(A run of records)

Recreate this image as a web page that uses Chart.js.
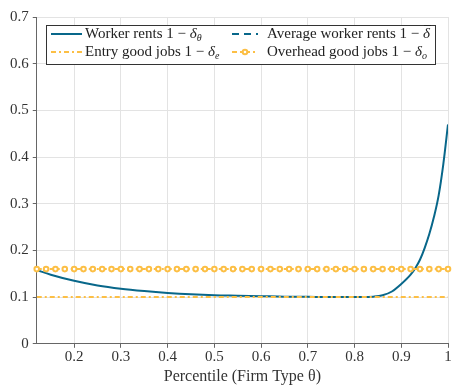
<!DOCTYPE html>
<html>
<head>
<meta charset="utf-8">
<script src="https://cdn.jsdelivr.net/npm/chart.js@4/dist/chart.umd.min.js"></script>
<style>
  html, body { margin: 0; padding: 0; background: #fff; }
  #wrap { width: 454px; height: 385px; }
</style>
</head>
<body>
<div id="wrap"><canvas id="chart" width="454" height="385"></canvas></div>
<script>
// values
const workerX = [0.12, 0.15, 0.2, 0.25, 0.3, 0.35, 0.4, 0.45, 0.5, 0.55, 0.6, 0.65, 0.7, 0.75, 0.8, 0.82, 0.84, 0.86, 0.88, 0.9, 0.92, 0.93, 0.94, 0.95, 0.96, 0.97, 0.98, 0.99, 1.0];
const workerY = [0.158, 0.148, 0.135, 0.125, 0.118, 0.113, 0.109, 0.106, 0.104, 0.103, 0.102, 0.101, 0.101, 0.1, 0.1, 0.1, 0.101, 0.104, 0.112, 0.128, 0.148, 0.162, 0.18, 0.205, 0.235, 0.272, 0.318, 0.385, 0.47];
const entryLevel = 0.1;
const overheadLevel = 0.16;
const overheadX = [0.12, 0.14, 0.16, 0.18, 0.2, 0.22, 0.24, 0.26, 0.28, 0.3, 0.32, 0.34, 0.36, 0.38, 0.4, 0.42, 0.44, 0.46, 0.48, 0.5, 0.52, 0.54, 0.56, 0.58, 0.6, 0.62, 0.64, 0.66, 0.68, 0.7, 0.72, 0.74, 0.76, 0.78, 0.8, 0.82, 0.84, 0.86, 0.88, 0.9, 0.92, 0.94, 0.96, 0.98, 1.0];
const xTicks = [0.2, 0.3, 0.4, 0.5, 0.6, 0.7, 0.8, 0.9, 1];
const xTickLabels = ['0.2', '0.3', '0.4', '0.5', '0.6', '0.7', '0.8', '0.9', '1'];
const yTicks = [0, 0.1, 0.2, 0.3, 0.4, 0.5, 0.6, 0.7];
const yTickLabels = ['0', '0.1', '0.2', '0.3', '0.4', '0.5', '0.6', '0.7'];

const BLUE = '#08678a';
const YELLOW = '#fcbf45';
const SERIF = '"Liberation Serif", "DejaVu Serif", serif';
const DASHDOT = [5, 3, 2, 3];

const xMin = 0.12, xMax = 1;

// legend drawn by hand so the subscripts come out right
const legendPlugin = {
    id: 'mathLegend',
    afterDraw(chart) {
        const ctx = chart.ctx;
        const bx = 46, by = 25, bw = 389, bh = 39;
        ctx.save();
        ctx.fillStyle = '#fff';
        ctx.fillRect(bx, by, bw, bh);
        ctx.strokeStyle = '#333';
        ctx.lineWidth = 1;
        ctx.strokeRect(bx + 0.5, by + 0.5, bw, bh);

        const rows = [34, 52];
        const sample = (x0, x1, y, color, dash, width) => {
            ctx.beginPath();
            ctx.setLineDash(dash);
            ctx.strokeStyle = color;
            ctx.lineWidth = width;
            ctx.moveTo(x0, y);
            ctx.lineTo(x1, y);
            ctx.stroke();
            ctx.setLineDash([]);
        };
        sample(51, 82, rows[0], BLUE, [], 2);
        sample(232, 258, rows[0], BLUE, [7, 5], 2);
        sample(51, 82, rows[1], YELLOW, DASHDOT, 2);
        sample(232, 258, rows[1], YELLOW, DASHDOT, 2);
        ctx.beginPath();
        ctx.arc(245, rows[1], 2.3, 0, Math.PI * 2);
        ctx.fillStyle = '#fff';
        ctx.fill();
        ctx.strokeStyle = YELLOW;
        ctx.lineWidth = 2;
        ctx.stroke();

        const label = (x, y, text, sub, bar) => {
            ctx.fillStyle = '#222';
            ctx.textBaseline = 'middle';
            ctx.textAlign = 'left';
            ctx.font = '15px ' + SERIF;
            ctx.fillText(text, x, y);
            let cx = x + ctx.measureText(text).width;
            ctx.font = 'italic 15px ' + SERIF;
            ctx.fillText('δ', cx, y);
            const dw = ctx.measureText('δ').width;
            if (bar) {
                ctx.beginPath();
                ctx.strokeStyle = '#222';
                ctx.lineWidth = 1;
                ctx.moveTo(cx + 1, y - 8.5);
                ctx.lineTo(cx + dw + 1, y - 8.5);
                ctx.stroke();
            }
            cx += dw;
            if (sub) {
                ctx.font = 'italic 10px ' + SERIF;
                ctx.fillText(sub, cx, y + 4);
            }
        };
        label(85, rows[0], 'Worker rents 1 − ', 'θ', false);
        label(267, rows[0], 'Average worker rents 1 − ', '', true);
        label(85, rows[1], 'Entry good jobs 1 − ', 'e', false);
        label(267, rows[1], 'Overhead good jobs 1 − ', 'o', false);
        ctx.restore();
    }
};

new Chart(document.getElementById('chart'), {
    type: 'line',
    data: {
        datasets: [
            {
                label: 'Overhead good jobs',
                data: overheadX.map(x => ({ x: x, y: overheadLevel })),
                borderColor: YELLOW,
                borderWidth: 2,
                borderDash: DASHDOT,
                pointRadius: 2.3,
                pointBackgroundColor: '#fff',
                pointBorderColor: YELLOW,
                pointBorderWidth: 2,
                clip: 6,
                order: 1
            },
            {
                label: 'Entry good jobs',
                data: [{ x: xMin, y: entryLevel }, { x: xMax, y: entryLevel }],
                borderColor: YELLOW,
                borderWidth: 2,
                borderDash: DASHDOT,
                pointRadius: 0,
                order: 2
            },
            {
                label: 'Worker rents',
                data: workerX.map((x, i) => ({ x: x, y: workerY[i] })),
                borderColor: BLUE,
                borderWidth: 2,
                cubicInterpolationMode: 'monotone',
                pointRadius: 0,
                order: 3
            }
        ]
    },
    options: {
        responsive: false,
        animation: false,
        layout: { padding: { left: 6, right: 2, top: 17, bottom: -1 } },
        plugins: {
            legend: { display: false },
            tooltip: { enabled: false }
        },
        scales: {
            x: {
                type: 'linear',
                min: xMin,
                max: xMax,
                afterBuildTicks: scale => { scale.ticks = xTicks.map(v => ({ value: v })); },
                ticks: {
                    autoSkip: false,
                    maxRotation: 0,
                    padding: 0,
                    color: '#333',
                    font: { family: SERIF, size: 15 },
                    callback: (v, i) => xTickLabels[i]
                },
                grid: { color: '#e3e3e3', tickColor: '#666', tickLength: 4, drawTicks: true },
                border: { display: true, color: '#666', width: 1 },
                title: {
                    display: true,
                    text: 'Percentile (Firm Type θ)',
                    color: '#333',
                    font: { family: SERIF, size: 16 },
                    padding: { top: 1, bottom: 0 }
                }
            },
            y: {
                type: 'linear',
                min: 0,
                max: 0.7,
                afterBuildTicks: scale => { scale.ticks = yTicks.map(v => ({ value: v })); },
                ticks: {
                    autoSkip: false,
                    padding: 4,
                    color: '#333',
                    font: { family: SERIF, size: 15 },
                    callback: (v, i) => yTickLabels[i]
                },
                grid: { color: '#e3e3e3', tickColor: '#666', tickLength: 4, drawTicks: true },
                border: { display: true, color: '#666', width: 1 }
            }
        }
    },
    plugins: [legendPlugin]
});
</script>
</body>
</html>
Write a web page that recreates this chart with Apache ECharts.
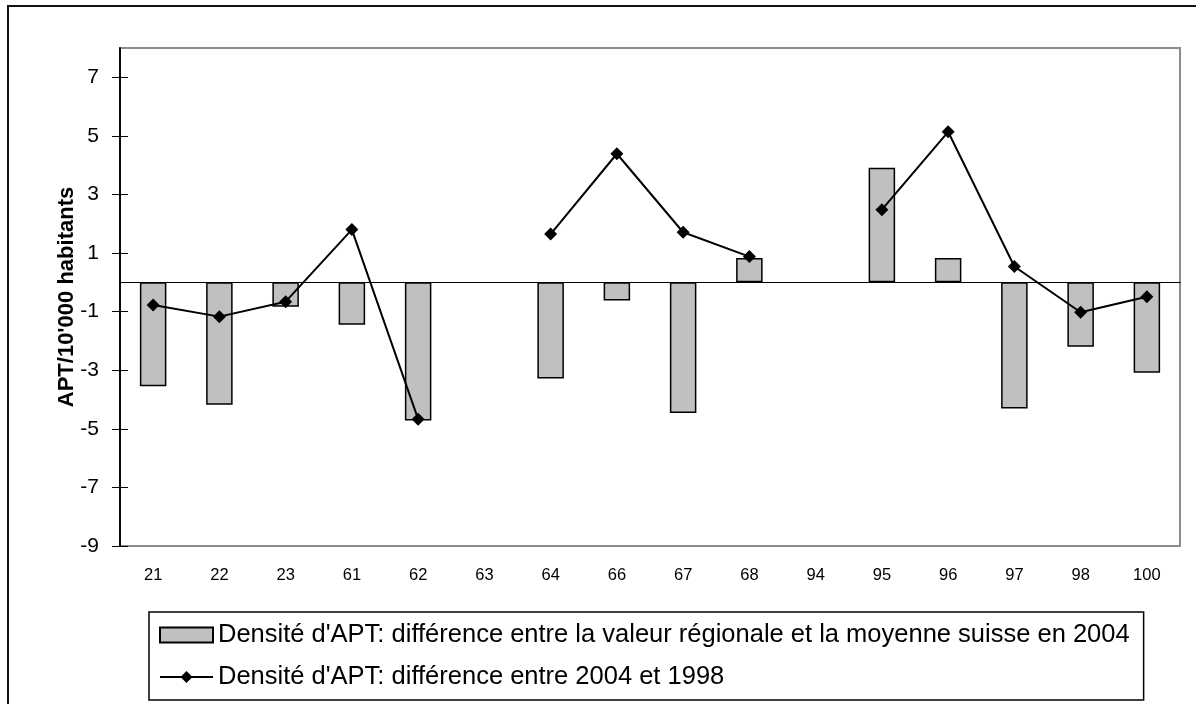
<!DOCTYPE html>
<html>
<head>
<meta charset="utf-8">
<script src="https://cdn.jsdelivr.net/npm/echarts@6/dist/echarts.min.js"></script>
<style>
    html, body { margin: 0; padding: 0; background: #fff; }
    #chart { width: 1196px; height: 704px; }
</style>
</head>
<body>
<div id="chart"></div>
<script>
// regions (x axis)
const categories = ['21', '22', '23', '61', '62', '63', '64', '66', '67', '68', '94', '95', '96', '97', '98', '100'];
// bars: regional value minus swiss mean, 2004
const ecart2004 = [-3.55, -4.18, -0.83, -1.45, -4.72, null, -3.28, -0.62, -4.46, 0.83, null, 3.91, 0.83, -4.31, -2.2, -3.09];
// line: change between 1998 and 2004
const evolution = [-0.77, -1.17, -0.66, 1.8, -4.67, null, 1.65, 4.39, 1.71, 0.88, null, 2.48, 5.14, 0.54, -1.02, -0.49];
const yTicks = [-9, -7, -5, -3, -1, 1, 3, 5, 7];

const nomBarres = "Densité d'APT: différence entre la valeur régionale et la moyenne suisse en 2004";
const nomLigne = "Densité d'APT: différence entre 2004 et 1998";

const font = 'Liberation Sans, Arial, sans-serif';
const chart = echarts.init(document.getElementById('chart'));

chart.setOption({
    animation: false,
    textStyle: { fontFamily: font, color: '#000' },
    graphic: [{
        type: 'rect',
        silent: true,
        shape: { x: 8, y: 6, width: 1210, height: 730 },
        style: { fill: 'none', stroke: '#111', lineWidth: 2 }
    }],
    grid: {
        left: 120,
        top: 48,
        right: 16,
        bottom: 158,
        show: true,
        borderColor: '#8c8c8c',
        borderWidth: 2
    },
    legend: {
        orient: 'vertical',
        left: 149,
        top: 612,
        padding: [9, 14, 9, 10],
        borderColor: '#000',
        borderWidth: 1.5,
        itemWidth: 53,
        itemHeight: 15,
        itemGap: 14,
        textStyle: { fontFamily: font, fontSize: 25.5, color: '#000', lineHeight: 28 },
        data: [{ name: nomBarres, icon: 'rect' }, { name: nomLigne }]
    },
    xAxis: [
        {
            // labels at the bottom
            type: 'category',
            data: categories,
            position: 'bottom',
            axisLine: { show: false, onZero: false },
            axisTick: { show: false },
            axisLabel: { fontSize: 16.5, color: '#000', margin: 21, interval: 0 }
        },
        {
            // line through zero, ticks downward
            type: 'category',
            data: categories,
            position: 'bottom',
            axisLine: { onZero: true, onZeroAxisIndex: 0, lineStyle: { color: '#000', width: 1 } },
            axisTick: { length: 7, interval: 0, lineStyle: { color: '#000' } },
            axisLabel: { show: false }
        },
        {
            // same line, ticks upward
            type: 'category',
            data: categories,
            position: 'top',
            axisLine: { onZero: true, onZeroAxisIndex: 0, lineStyle: { color: '#000', width: 1 } },
            axisTick: { length: 7, interval: 0, lineStyle: { color: '#000' } },
            axisLabel: { show: false }
        }
    ],
    yAxis: [
        {
            type: 'value',
            min: -9,
            max: 8,
            name: "APT/10'000 habitants",
            nameLocation: 'middle',
            nameGap: 42,
            nameMoveOverlap: false,
            nameTextStyle: { fontFamily: font, fontSize: 22, fontWeight: 'bold', color: '#000' },
            axisLine: { show: true, lineStyle: { color: '#000', width: 1.5 } },
            axisTick: { show: true, length: 8, customValues: yTicks, lineStyle: { color: '#000' } },
            axisLabel: { fontSize: 21, color: '#000', margin: 21, customValues: yTicks },
            splitLine: { show: false }
        },
        {
            type: 'value',
            min: -9,
            max: 8,
            position: 'left',
            axisLine: { show: true, lineStyle: { color: '#000', width: 1.5 } },
            axisTick: { show: true, inside: true, length: 8, customValues: yTicks, lineStyle: { color: '#000' } },
            axisLabel: { show: false },
            splitLine: { show: false }
        }
    ],
    series: [
        {
            name: nomBarres,
            type: 'bar',
            data: ecart2004,
            barWidth: '40%',
            itemStyle: { color: '#c0c0c0', borderColor: '#000', borderWidth: 1.5 }
        },
        {
            name: nomLigne,
            type: 'line',
            data: evolution,
            connectNulls: false,
            symbol: 'diamond',
            symbolSize: 13,
            lineStyle: { color: '#000', width: 2 },
            itemStyle: { color: '#000' }
        }
    ]
});
</script>
</body>
</html>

> [TO DO]
Repeat, exactly and in full, each line from the start of the data to the line that contains "const xMin = 0.12, xMax = 1;". Pictures do not go in.

> [CORRECT OUTPUT]
Recreate this image as a web page that uses Chart.js.
<!DOCTYPE html>
<html>
<head>
<meta charset="utf-8">
<script src="https://cdn.jsdelivr.net/npm/chart.js@4/dist/chart.umd.min.js"></script>
<style>
  html, body { margin: 0; padding: 0; background: #fff; }
  #wrap { width: 454px; height: 385px; }
</style>
</head>
<body>
<div id="wrap"><canvas id="chart" width="454" height="385"></canvas></div>
<script>
// values
const workerX = [0.12, 0.15, 0.2, 0.25, 0.3, 0.35, 0.4, 0.45, 0.5, 0.55, 0.6, 0.65, 0.7, 0.75, 0.8, 0.82, 0.84, 0.86, 0.88, 0.9, 0.92, 0.93, 0.94, 0.95, 0.96, 0.97, 0.98, 0.99, 1.0];
const workerY = [0.158, 0.148, 0.135, 0.125, 0.118, 0.113, 0.109, 0.106, 0.104, 0.103, 0.102, 0.101, 0.101, 0.1, 0.1, 0.1, 0.101, 0.104, 0.112, 0.128, 0.148, 0.162, 0.18, 0.205, 0.235, 0.272, 0.318, 0.385, 0.47];
const entryLevel = 0.1;
const overheadLevel = 0.16;
const overheadX = [0.12, 0.14, 0.16, 0.18, 0.2, 0.22, 0.24, 0.26, 0.28, 0.3, 0.32, 0.34, 0.36, 0.38, 0.4, 0.42, 0.44, 0.46, 0.48, 0.5, 0.52, 0.54, 0.56, 0.58, 0.6, 0.62, 0.64, 0.66, 0.68, 0.7, 0.72, 0.74, 0.76, 0.78, 0.8, 0.82, 0.84, 0.86, 0.88, 0.9, 0.92, 0.94, 0.96, 0.98, 1.0];
const xTicks = [0.2, 0.3, 0.4, 0.5, 0.6, 0.7, 0.8, 0.9, 1];
const xTickLabels = ['0.2', '0.3', '0.4', '0.5', '0.6', '0.7', '0.8', '0.9', '1'];
const yTicks = [0, 0.1, 0.2, 0.3, 0.4, 0.5, 0.6, 0.7];
const yTickLabels = ['0', '0.1', '0.2', '0.3', '0.4', '0.5', '0.6', '0.7'];

const BLUE = '#08678a';
const YELLOW = '#fcbf45';
const SERIF = '"Liberation Serif", "DejaVu Serif", serif';
const DASHDOT = [5, 3, 2, 3];

const xMin = 0.12, xMax = 1;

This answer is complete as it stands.